AN eight-acre garden in Kingsbridge is set to open its doors for the fifth time in aid of St Luke’s Hospice this weekend.

Lower Coombe Royal will be inviting people once again to explored the historic gardens developed by John Luscombe in 1840 on Sunday May 7 from 12.30pm to 4.30pm.

Visitors can take a peaceful stroll around the hidden sanctuary, relax in the water gardens and enjoying watching the birds and ducks to the sound of the stream running by, or sit on the wooden benches dotted around the valley admiring the beautiful views, seasonal colour and magnificent specimens of cameillias, magnolias, rhodendendrens and specimen trees.

The Coombe Royal estate used to supply oranges and lemons from the citrus arches to Buckingham Palace hence its royal connection.

A smaller house was built on the estate and the estate separated up in the early 1900s and Julie Grove-White and her husband Paul Williams now own Lower Coombe Royal where they have glamping and self catering accommodation.

Julie, who is also a busy doctor, said the garden openings had raised between £8,000 and £10,000 since they began.

“We have loved opening the garden for St Luke’s,’ she said. ‘It’s a great charity. We have lived here for six years and feel bad that it is such a lovely place and so close to everybody and yet nobody gets to see it.

“A lot of the garden was planted in the late 1800s and we have some very very old camillias and rhodedendrens. It’s been added to over the years by different owners and we are now making our mark on it.

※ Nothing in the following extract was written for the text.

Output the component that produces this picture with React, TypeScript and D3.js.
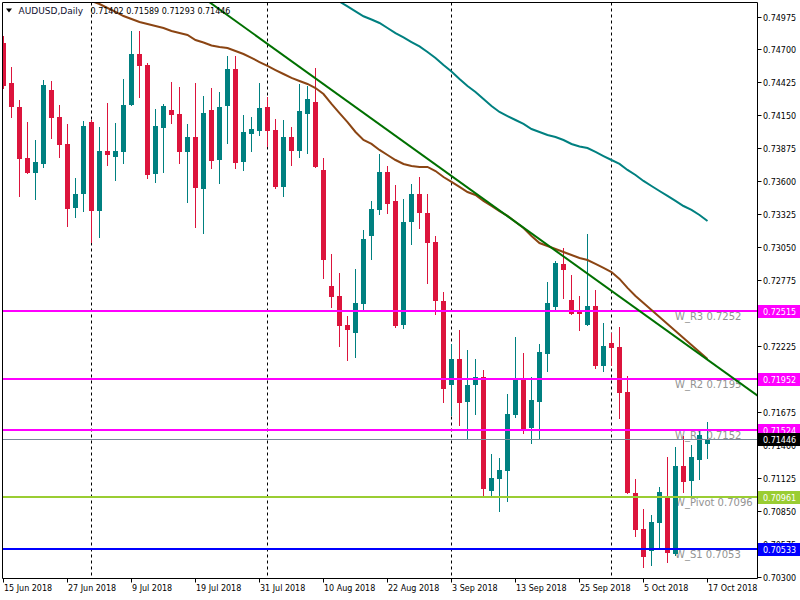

“There is a formal garden with yew hedges, flower beds and a woodland area and an allotment on the paddock and a pond. The bottom of the garden is mainly rhodedendrens and camillias and tree ferns and we have all sorts of trees, some native and some not, on a four acre slope, it’s like an arboretum.”

Julie added that part of the garden was left to nature, with long grass and wild flowers and lots of bulbs.

“There is a lot of history to the garden,” she said. “We have letters that John Luscombe used to write to Kew Gardens asking for seeds from plant explorers and collectors.

“It’s an honour to live here and be looking after the garden. We are also in touch with the son of a previous owner from the 1960s who has been in to help me with the garden.”

John Luscombe was awarded the RHS Banksian Medal for his famous citrus fruits at Coombe Royal. On his death in 1831 the estate passed to his son, another John, who like his father was a keen horticulturalist.

In an historic piece written by Susi Batty ‘A Valley of Delight’ she wrote: ‘Under his guardianship many new, rare and tender trees and shrubs were planted in the garden, where they flourished in the climate of the sheltered valley.”

The site was 300 feet above sea level, sitting above the town of Kingsbridge at the head of the Salcombe estuary, but protected from the prevailing south-westerly winds and blessed with spring fed streams and ponds and well suited to the growth of exotic plants.

“John Luscombe was especially interested in hybridising hebes and rhodedendrens and began his own hybridisation programme.

“By 1881 he had hundreds of seedlings waiting to bloom. Although few of his plants are still in cultivation his contribution to both species cannot be underestimated.”

Julie said her favourite areas of the garden were the tree ferns down by the pond and six massive beech trees which gave a huge and beautiful canopy over part of the garden.

She was also particularly proud of a large flower bed which was “totally overgrown” when they came to live there and had taken six years of hard work to get it looking good and it was now full of bright coloured flowers.”